The Road Ahead: A More Secure, Agile Windows Ecosystem​

Microsoft’s decision to refresh inbox Store app versions as a core part of OS media is a milestone for Windows as a Platform-as-a-Service. It demonstrates a commitment to secure-by-design principles, operational simplicity, and enterprise-ready agility. As customer expectations evolve and regulatory pressure intensifies, organizations need every possible tool to reduce risk and accelerate time-to-value for endpoints—be they physical PCs, remote VMs, or cloud workspaces.
The transition, however, won’t be without friction. Enterprises must remain vigilant—in testing, compliance tracking, and incident monitoring—to ensure the new approach delivers on its promise without introducing unforeseen challenges.

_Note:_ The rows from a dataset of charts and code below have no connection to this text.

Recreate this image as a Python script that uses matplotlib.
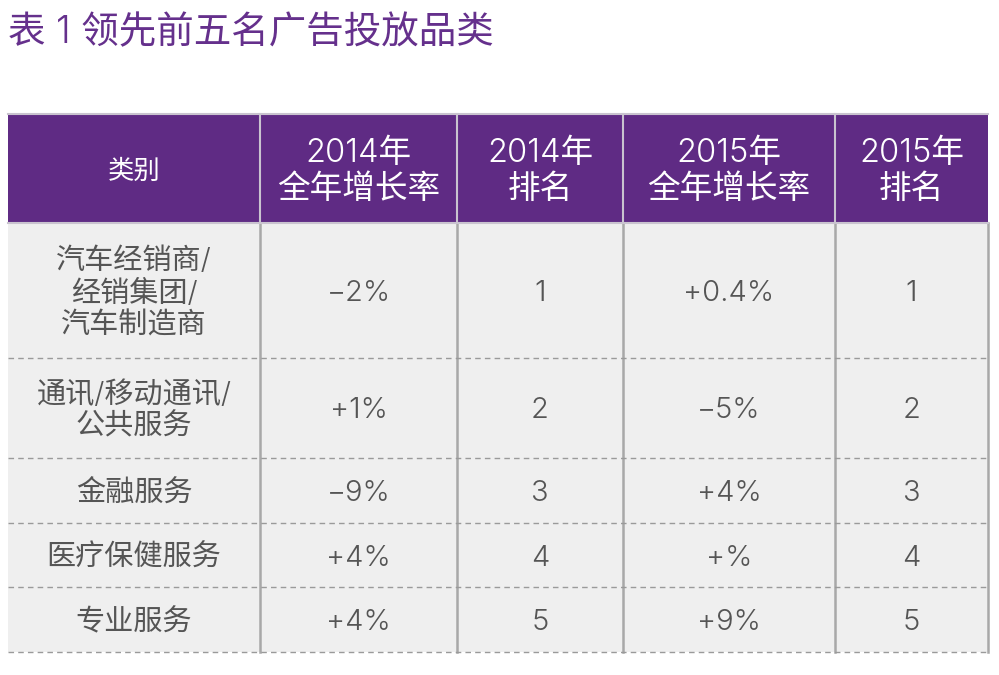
import matplotlib.pyplot as plt
from matplotlib.patches import Rectangle

plt.rcParams['font.family'] = ['Inter', 'Noto Sans CJK SC', 'DejaVu Sans']
plt.rcParams['font.weight'] = 300

# 数据
title = '表 1 领先前五名广告投放品类'
headers = ['类别', '2014年\n全年增长率', '2014年\n排名', '2015年\n全年增长率', '2015年\n排名']
categories = ['汽车经销商/\n经销集团/\n汽车制造商', '通讯/移动通讯/\n公共服务', '金融服务',
              '医疗保健服务', '专业服务']
growth_2014 = ['−2%', '+1%', '−9%', '+4%', '+4%']
rank_2014 = [1, 2, 3, 4, 5]
growth_2015 = ['+0.4%', '−5%', '+4%', '+%', '+9%']
rank_2015 = [1, 2, 3, 4, 5]

# 布局 (像素)
col_edges = [8, 260, 457, 623, 835, 988]
row_edges = [223, 358, 458, 523, 587, 652]
head_top = 114

purple = '#5f2b84'
body_bg = '#efefef'
text_gray = '#555555'

fig = plt.figure(figsize=(9.99, 6.75), dpi=100)
ax = fig.add_axes([0, 0, 1, 1])
ax.set_xlim(0, 999)
ax.set_ylim(675, 0)
ax.axis('off')

ax.text(8, 33, title, fontsize=27, color='#65308c', va='center', ha='left')

# 表头
ax.add_patch(Rectangle((col_edges[0], head_top), col_edges[-1] - col_edges[0],
                       row_edges[0] - head_top, facecolor=purple, edgecolor='none'))
ax.plot([col_edges[0], col_edges[-1]], [head_top, head_top], color='#c9c3cf', lw=1.5)
for j, h in enumerate(headers):
    cx = (col_edges[j] + col_edges[j + 1]) / 2
    cy = (head_top + row_edges[0]) / 2 + 3
    fs = 19 if j == 0 else 23.5
    ax.text(cx, cy, h, fontsize=fs, color='white', ha='center', va='center',
            linespacing=1.22)

# 表体
ax.add_patch(Rectangle((col_edges[0], row_edges[0]), col_edges[-1] - col_edges[0],
                       row_edges[-1] - row_edges[0], facecolor=body_bg, edgecolor='none'))

columns = [categories, growth_2014, rank_2014, growth_2015, rank_2015]
for i in range(len(categories)):
    cy = (row_edges[i] + row_edges[i + 1]) / 2 + 3
    for j, col in enumerate(columns):
        cx = (col_edges[j] + col_edges[j + 1]) / 2
        ax.text(cx, cy, str(col[i]), fontsize=21, color=text_gray, ha='center', va='center',
                linespacing=1.2)

# 竖线
for x in col_edges[1:-1]:
    ax.plot([x, x], [head_top, row_edges[0]], color='#c9c3cf', lw=1.5)
    ax.plot([x, x], [row_edges[0], row_edges[-1]], color='#a8a8a8', lw=1.8)
ax.plot([col_edges[-1]] * 2, [row_edges[0], row_edges[-1]], color='#a8a8a8', lw=1.8)
ax.plot([col_edges[0], col_edges[-1]], [row_edges[0], row_edges[0]], color='#c9c3cf', lw=1.5)

# 虚线
for y in row_edges[1:]:
    ax.plot([col_edges[0], col_edges[-1]], [y, y], color='#9a9a9a', lw=1,
            linestyle=(0, (4, 3)))

fig.savefig('out.png', dpi=100)
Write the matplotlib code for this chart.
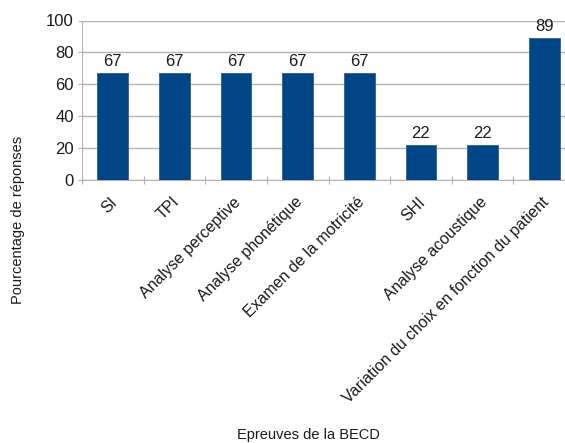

Transparent documentation, regular communication from Microsoft, and ongoing investments in endpoint management capabilities are essential to realizing the full benefit of this update-driven model.
The bottom line: with June 2025’s Windows 11 24H2 and Windows Server 2025 media, deploying Windows just became faster, safer, and easier—but only for those prepared to keep pace with the new refresh cadence. The next chapter in Windows deployment is well underway, and those who adapt quickly will reap outsized rewards in security, productivity, and end-user satisfaction.